Basically it means flip each bit.
It is the bitwise complement of 0 which would be, in this example, an int with all the bits set to 1. If sizeof(int) is 4, then the number is 0xffffffff.
Basically, it's saying that maxPeriod has a default value of UINT_MAX. Rather than writing it as UINT_MAX, the author used his knowledge of complements to calculate the value.
If you want to make the code a bit more readable in the future, include
#include <limits>
and change the call to read
unsigned int Order(unsigned int maxPeriod = UINT_MAX) const
Now to explain why ~0 is UINT_MAX. Since we are dealing with an int, in which 0 is represented with all zero bits (00000000). Adding one would give (00000001), adding one more would give (00000010), and one more would give (00000011).
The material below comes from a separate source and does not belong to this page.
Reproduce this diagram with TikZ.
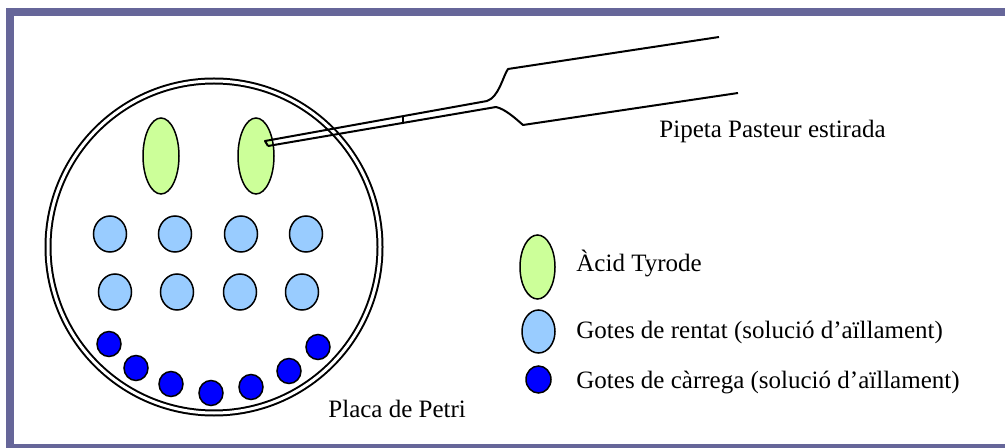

Finally one more addition would give (00000100) because the 1's carry.
For unsigned ints, if you repeat the process ad-infiniteum, eventually you have all one bits (11111111), and adding another one will overflow the buffer setting all the bits back to zero. This means that all one bits in an unsigned number is the maximum that data type (int in your case) can hold.
The "~" operation flips all bits from 0 to 1 or 1 to 0, flipping a zero integer (which has all zero bits) effectively gives you UINT_MAX. So he basically the previous coded opted to computer UINT_MAX instead of using the system defined copy located in #include <limits.h>
In the example it is probably an attempt to generate the UINT_MAX value. The technique is possibly flawed for reasons already stated.
The expression does however does have legitimate use to generate a bit mask with all bits set using a literal constant that is type-width independent; but that is not how it is being used in your example.
As others have said, ~ is the bitwise complement operator (sometimes also referred to as bitwise not). It's a unary operator which means that it takes a single input.
Bitwise operators treat the input as a bit pattern and perform their respective operations on each individual bit then return the resulting pattern. Applying the ~ operator to the bit pattern will negate each bit (each zero becomes a one, each one becomes a zero).
In the example you gave, the bit representation of the integer 0 is all zeros. Thus, ~0 will produce a bit pattern of all ones. Even though 0 is an int, it is the bit pattern ~0 that is assigned to maxPeriod (not the int value that would be represented by said bit pattern). Since maxPeriod is an unsigned int, it is assigned the unsigned int value represented by ~0 (a pattern of all ones), which is in fact the highest value that an unsigned int can store before wrapping around back to 0.